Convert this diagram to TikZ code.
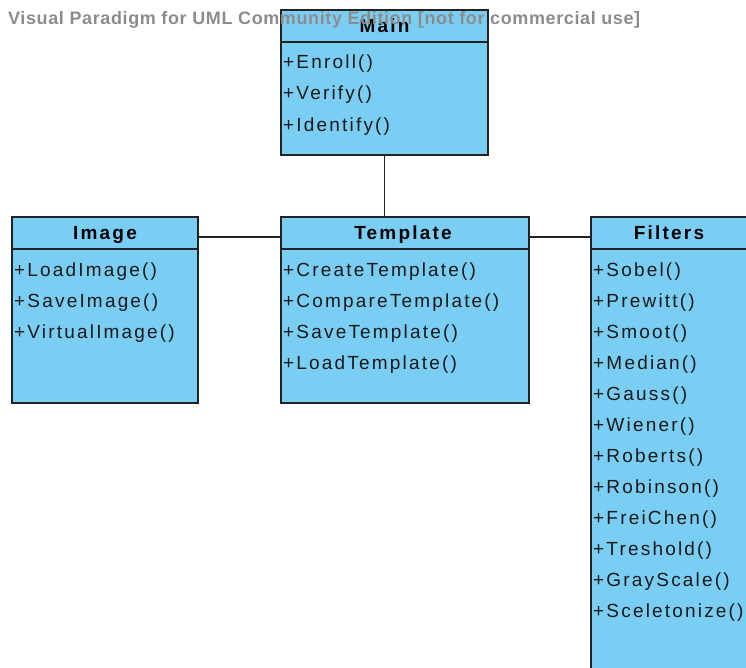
\documentclass[tikz,border=0pt]{standalone}
\usepackage{fontspec}
\setmainfont{Liberation Sans}
\newfontfamily\umlfont{Liberation Sans}[LetterSpace=11.5]
\newfontfamily\wmfont{Liberation Sans}[LetterSpace=3.4]
\definecolor{classfill}{RGB}{122,206,244}
\definecolor{classline}{RGB}{34,34,34}
\definecolor{wmgray}{RGB}{140,140,140}
\begin{document}
\begin{tikzpicture}[x=1pt,y=-1pt,
  classbox/.style={draw=classline,line width=1.4pt,fill=classfill,anchor=north west,inner sep=0pt,outer sep=0pt},
  divider/.style={draw=classline,line width=1.4pt},
  conn/.style={draw=classline,line width=1.5pt},
  title/.style={font=\umlfont\fontsize{19}{22}\selectfont\bfseries,inner sep=0pt,anchor=base},
  op/.style={font=\umlfont\fontsize{19}{22}\selectfont,inner sep=0pt,anchor=base west,text=black!90},
  wm/.style={font=\wmfont\fontsize{18}{20}\selectfont\bfseries,text=wmgray,inner sep=0pt,anchor=base west}]
\useasboundingbox (0,0) rectangle (746,668);
\begin{scope}
\clip (0,0) rectangle (746,668);
% Main
\node[classbox,minimum width=207pt,minimum height=145pt] (main) at (281,10) {};
\draw[divider] (281,42) -- (488,42);
\node[title] (mainT) at (384.5,33) {Main};
\node[op] (m1) at (283,69) {+Enroll()};
\node[op] (m2) at (283,100) {+Verify()};
\node[op] (m3) at (283,132) {+Identify()};
% Image
\node[classbox,minimum width=186pt,minimum height=186pt] (image) at (12,217) {};
\draw[divider] (12,249) -- (198,249);
\node[title] (imageT) at (105,240) {Image};
\node[op] (i1) at (14,276) {+LoadImage()};
\node[op] (i2) at (14,307) {+SaveImage()};
\node[op] (i3) at (14,338) {+VirtualImage()};
% Template
\node[classbox,minimum width=248pt,minimum height=186pt] (template) at (281,217) {};
\draw[divider] (281,249) -- (529,249);
\node[title] (templateT) at (403,240) {Template};
\node[op] (t1) at (283,276) {+CreateTemplate()};
\node[op] (t2) at (283,307) {+CompareTemplate()};
\node[op] (t3) at (283,338) {+SaveTemplate()};
\node[op] (t4) at (283,369) {+LoadTemplate()};
% Filters
\node[classbox,minimum width=170pt,minimum height=470pt] (filters) at (591,217) {};
\draw[divider] (591,249) -- (760,249);
\node[title] (filtersT) at (669,240) {Filters};
\foreach \t [count=\i from 0] in {Sobel,Prewitt,Smoot,Median,Gauss,Wiener,Roberts,Robinson,FreiChen,Treshold,GrayScale,Sceletonize}
  \node[op] (f\i) at (593,276+31*\i) {+\t()};
% connectors
\draw[conn] (main.south) -- (main.south |- template.north);
\draw[conn] ([yshift=-20pt]image.north east) -- ([yshift=-20pt]template.north west);
\draw[conn] ([yshift=-20pt]template.north east) -- ([yshift=-20pt]filters.north west);
% watermark
\node[wm] (wmark) at (8,25) {Visual Paradigm for UML Community Edition [not for commercial use]};
\end{scope}
\end{tikzpicture}
\end{document}
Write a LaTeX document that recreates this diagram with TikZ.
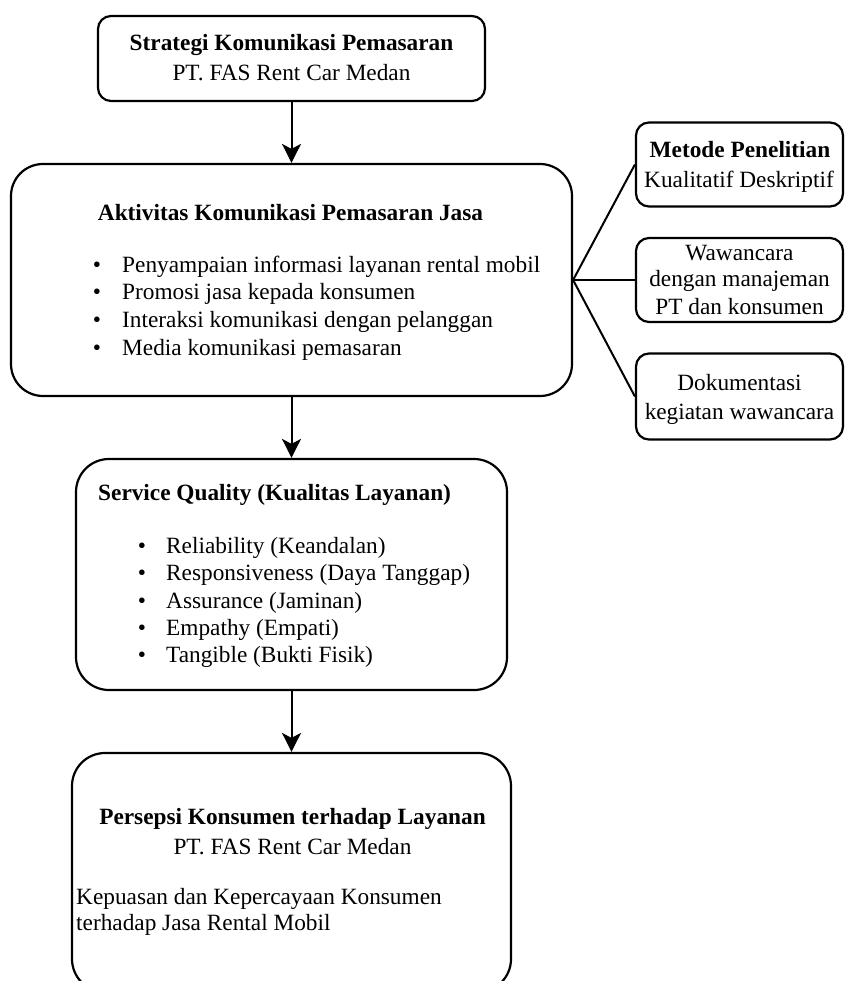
\documentclass[tikz,border=0pt]{standalone}
\usepackage{fontspec}
\setmainfont{Liberation Serif}
\usetikzlibrary{arrows.meta}
\tikzset{
  box/.style={draw=black, line width=2.2pt, rectangle, inner sep=0pt},
  txt/.style={anchor=base, inner sep=0pt, font=\fontsize{23.3}{28}\selectfont},
  txtb/.style={anchor=base, inner sep=0pt, font=\fontsize{23.3}{28}\selectfont\bfseries},
  txtl/.style={txt, anchor=base west},
  bul/.style={txt},
  arr/.style={line width=2pt, -{Stealth[length=19pt, width=19pt, inset=5pt]}},
  link/.style={line width=2pt}
}
\begin{document}
\begin{tikzpicture}[x=1pt,y=-1pt]
\useasboundingbox (0,0) rectangle (845,981);
\fill[white] (0,0) rectangle (845,981);

% boxes
\node[box, rounded corners=13pt, minimum width=387pt, minimum height=85pt] (b1) at (291.5,58.5) {};
\node[box, rounded corners=32pt, minimum width=561pt, minimum height=232pt] (b2) at (291.5,280) {};
\node[box, rounded corners=13pt, minimum width=207pt, minimum height=84pt] (b3) at (739.5,164.5) {};
\node[box, rounded corners=13pt, minimum width=207pt, minimum height=84pt] (b4) at (739.5,280) {};
\node[box, rounded corners=13pt, minimum width=207pt, minimum height=86pt] (b5) at (739.5,396.5) {};
\node[box, rounded corners=33pt, minimum width=431pt, minimum height=231pt] (b6) at (291.5,574.5) {};
\node[box, rounded corners=33pt, minimum width=439pt, minimum height=239pt] (b7) at (291.5,872.5) {};

% box 1 text
\node[txtb] (t1a) at (291.5,50.5) {Strategi Komunikasi Pemasaran};
\node[txt] (t1b) at (291.5,80.5) {PT. FAS Rent Car Medan};

% box 2 text
\node[txtb] (t2a) at (290.5,220.5) {Aktivitas Komunikasi Pemasaran Jasa};
\node[bul] (u2a) at (97,272.5) {•};
\node[bul] (u2b) at (97,299.5) {•};
\node[bul] (u2c) at (97,327.5) {•};
\node[bul] (u2d) at (97,355.5) {•};
\node[txtl] (t2b) at (122,272.5) {Penyampaian informasi layanan rental mobil};
\node[txtl] (t2c) at (122,299.5) {Promosi jasa kepada konsumen};
\node[txtl] (t2d) at (122,327.5) {Interaksi komunikasi dengan pelanggan};
\node[txtl] (t2e) at (122,355.5) {Media komunikasi pemasaran};

% right boxes text
\node[txtb] (t3a) at (740,157.5) {Metode Penelitian};
\node[txt] (t3b) at (739,187.5) {Kualitatif Deskriptif};
\node[txt] (t4a) at (739.5,260.5) {Wawancara};
\node[txt] (t4b) at (739.5,286.5) {dengan manajeman};
\node[txt] (t4c) at (739.5,314.5) {PT dan konsumen};
\node[txt] (t5a) at (739.5,390.5) {Dokumentasi};
\node[txt] (t5b) at (739.5,419.5) {kegiatan wawancara};

% box 6 text
\node[txtb, anchor=base west] (t6a) at (98,500.5) {Service Quality (Kualitas Layanan)};
\node[bul] (u6a) at (142,553.5) {•};
\node[bul] (u6b) at (142,580.5) {•};
\node[bul] (u6c) at (142,608.5) {•};
\node[bul] (u6d) at (142,635.5) {•};
\node[bul] (u6e) at (142,662.5) {•};
\node[txtl] (t6b) at (166,553.5) {Reliability (Keandalan)};
\node[txtl] (t6c) at (166,580.5) {Responsiveness (Daya Tanggap)};
\node[txtl] (t6d) at (166,608.5) {Assurance (Jaminan)};
\node[txtl] (t6e) at (166,635.5) {Empathy (Empati)};
\node[txtl] (t6f) at (166,662.5) {Tangible (Bukti Fisik)};

% box 7 text
\node[txtb] (t7a) at (292.5,824.5) {Persepsi Konsumen terhadap Layanan};
\node[txt] (t7b) at (292.5,854.5) {PT. FAS Rent Car Medan};
\node[txtl] (t7c) at (76,904.5) {Kepuasan dan Kepercayaan Konsumen};
\node[txtl] (t7d) at (76,930.5) {terhadap Jasa Rental Mobil};

% connectors
\draw[arr] (b1.south) -- (b2.north);
\draw[arr] (b2.south) -- (b6.north);
\draw[arr] (b6.south) -- (b7.north);
\draw[link] (b2.east) -- (b3.west);
\draw[link] (b2.east) -- (b4.west);
\draw[link] (b2.east) -- (b5.west);
\end{tikzpicture}
\end{document}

::::

*STATED EXERCISE:*
Return each line exactly as written. Any picture gets left out.

*ANSWER FOR THE TASK:*
Convert this diagram to TikZ code.
\documentclass[tikz,border=0pt]{standalone}
\usepackage{fontspec}
\setmainfont{Liberation Sans}
\newfontfamily\umlfont{Liberation Sans}[LetterSpace=11.5]
\newfontfamily\wmfont{Liberation Sans}[LetterSpace=3.4]
\definecolor{classfill}{RGB}{122,206,244}
\definecolor{classline}{RGB}{34,34,34}
\definecolor{wmgray}{RGB}{140,140,140}
\begin{document}
\begin{tikzpicture}[x=1pt,y=-1pt,
  classbox/.style={draw=classline,line width=1.4pt,fill=classfill,anchor=north west,inner sep=0pt,outer sep=0pt},
  divider/.style={draw=classline,line width=1.4pt},
  conn/.style={draw=classline,line width=1.5pt},
  title/.style={font=\umlfont\fontsize{19}{22}\selectfont\bfseries,inner sep=0pt,anchor=base},
  op/.style={font=\umlfont\fontsize{19}{22}\selectfont,inner sep=0pt,anchor=base west,text=black!90},
  wm/.style={font=\wmfont\fontsize{18}{20}\selectfont\bfseries,text=wmgray,inner sep=0pt,anchor=base west}]
\useasboundingbox (0,0) rectangle (746,668);
\begin{scope}
\clip (0,0) rectangle (746,668);
% Main
\node[classbox,minimum width=207pt,minimum height=145pt] (main) at (281,10) {};
\draw[divider] (281,42) -- (488,42);
\node[title] (mainT) at (384.5,33) {Main};
\node[op] (m1) at (283,69) {+Enroll()};
\node[op] (m2) at (283,100) {+Verify()};
\node[op] (m3) at (283,132) {+Identify()};
% Image
\node[classbox,minimum width=186pt,minimum height=186pt] (image) at (12,217) {};
\draw[divider] (12,249) -- (198,249);
\node[title] (imageT) at (105,240) {Image};
\node[op] (i1) at (14,276) {+LoadImage()};
\node[op] (i2) at (14,307) {+SaveImage()};
\node[op] (i3) at (14,338) {+VirtualImage()};
% Template
\node[classbox,minimum width=248pt,minimum height=186pt] (template) at (281,217) {};
\draw[divider] (281,249) -- (529,249);
\node[title] (templateT) at (403,240) {Template};
\node[op] (t1) at (283,276) {+CreateTemplate()};
\node[op] (t2) at (283,307) {+CompareTemplate()};
\node[op] (t3) at (283,338) {+SaveTemplate()};
\node[op] (t4) at (283,369) {+LoadTemplate()};
% Filters
\node[classbox,minimum width=170pt,minimum height=470pt] (filters) at (591,217) {};
\draw[divider] (591,249) -- (760,249);
\node[title] (filtersT) at (669,240) {Filters};
\foreach \t [count=\i from 0] in {Sobel,Prewitt,Smoot,Median,Gauss,Wiener,Roberts,Robinson,FreiChen,Treshold,GrayScale,Sceletonize}
  \node[op] (f\i) at (593,276+31*\i) {+\t()};
% connectors
\draw[conn] (main.south) -- (main.south |- template.north);
\draw[conn] ([yshift=-20pt]image.north east) -- ([yshift=-20pt]template.north west);
\draw[conn] ([yshift=-20pt]template.north east) -- ([yshift=-20pt]filters.north west);
% watermark
\node[wm] (wmark) at (8,25) {Visual Paradigm for UML Community Edition [not for commercial use]};
\end{scope}
\end{tikzpicture}
\end{document}
Write a LaTeX document that recreates this diagram with TikZ.
\documentclass[tikz,border=0pt]{standalone}
\usepackage{fontspec}
\setmainfont{Liberation Serif}
\usetikzlibrary{arrows.meta}
\tikzset{
  box/.style={draw=black, line width=2.2pt, rectangle, inner sep=0pt},
  txt/.style={anchor=base, inner sep=0pt, font=\fontsize{23.3}{28}\selectfont},
  txtb/.style={anchor=base, inner sep=0pt, font=\fontsize{23.3}{28}\selectfont\bfseries},
  txtl/.style={txt, anchor=base west},
  bul/.style={txt},
  arr/.style={line width=2pt, -{Stealth[length=19pt, width=19pt, inset=5pt]}},
  link/.style={line width=2pt}
}
\begin{document}
\begin{tikzpicture}[x=1pt,y=-1pt]
\useasboundingbox (0,0) rectangle (845,981);
\fill[white] (0,0) rectangle (845,981);

% boxes
\node[box, rounded corners=13pt, minimum width=387pt, minimum height=85pt] (b1) at (291.5,58.5) {};
\node[box, rounded corners=32pt, minimum width=561pt, minimum height=232pt] (b2) at (291.5,280) {};
\node[box, rounded corners=13pt, minimum width=207pt, minimum height=84pt] (b3) at (739.5,164.5) {};
\node[box, rounded corners=13pt, minimum width=207pt, minimum height=84pt] (b4) at (739.5,280) {};
\node[box, rounded corners=13pt, minimum width=207pt, minimum height=86pt] (b5) at (739.5,396.5) {};
\node[box, rounded corners=33pt, minimum width=431pt, minimum height=231pt] (b6) at (291.5,574.5) {};
\node[box, rounded corners=33pt, minimum width=439pt, minimum height=239pt] (b7) at (291.5,872.5) {};

% box 1 text
\node[txtb] (t1a) at (291.5,50.5) {Strategi Komunikasi Pemasaran};
\node[txt] (t1b) at (291.5,80.5) {PT. FAS Rent Car Medan};

% box 2 text
\node[txtb] (t2a) at (290.5,220.5) {Aktivitas Komunikasi Pemasaran Jasa};
\node[bul] (u2a) at (97,272.5) {•};
\node[bul] (u2b) at (97,299.5) {•};
\node[bul] (u2c) at (97,327.5) {•};
\node[bul] (u2d) at (97,355.5) {•};
\node[txtl] (t2b) at (122,272.5) {Penyampaian informasi layanan rental mobil};
\node[txtl] (t2c) at (122,299.5) {Promosi jasa kepada konsumen};
\node[txtl] (t2d) at (122,327.5) {Interaksi komunikasi dengan pelanggan};
\node[txtl] (t2e) at (122,355.5) {Media komunikasi pemasaran};

% right boxes text
\node[txtb] (t3a) at (740,157.5) {Metode Penelitian};
\node[txt] (t3b) at (739,187.5) {Kualitatif Deskriptif};
\node[txt] (t4a) at (739.5,260.5) {Wawancara};
\node[txt] (t4b) at (739.5,286.5) {dengan manajeman};
\node[txt] (t4c) at (739.5,314.5) {PT dan konsumen};
\node[txt] (t5a) at (739.5,390.5) {Dokumentasi};
\node[txt] (t5b) at (739.5,419.5) {kegiatan wawancara};

% box 6 text
\node[txtb, anchor=base west] (t6a) at (98,500.5) {Service Quality (Kualitas Layanan)};
\node[bul] (u6a) at (142,553.5) {•};
\node[bul] (u6b) at (142,580.5) {•};
\node[bul] (u6c) at (142,608.5) {•};
\node[bul] (u6d) at (142,635.5) {•};
\node[bul] (u6e) at (142,662.5) {•};
\node[txtl] (t6b) at (166,553.5) {Reliability (Keandalan)};
\node[txtl] (t6c) at (166,580.5) {Responsiveness (Daya Tanggap)};
\node[txtl] (t6d) at (166,608.5) {Assurance (Jaminan)};
\node[txtl] (t6e) at (166,635.5) {Empathy (Empati)};
\node[txtl] (t6f) at (166,662.5) {Tangible (Bukti Fisik)};

% box 7 text
\node[txtb] (t7a) at (292.5,824.5) {Persepsi Konsumen terhadap Layanan};
\node[txt] (t7b) at (292.5,854.5) {PT. FAS Rent Car Medan};
\node[txtl] (t7c) at (76,904.5) {Kepuasan dan Kepercayaan Konsumen};
\node[txtl] (t7d) at (76,930.5) {terhadap Jasa Rental Mobil};

% connectors
\draw[arr] (b1.south) -- (b2.north);
\draw[arr] (b2.south) -- (b6.north);
\draw[arr] (b6.south) -- (b7.north);
\draw[link] (b2.east) -- (b3.west);
\draw[link] (b2.east) -- (b4.west);
\draw[link] (b2.east) -- (b5.west);
\end{tikzpicture}
\end{document}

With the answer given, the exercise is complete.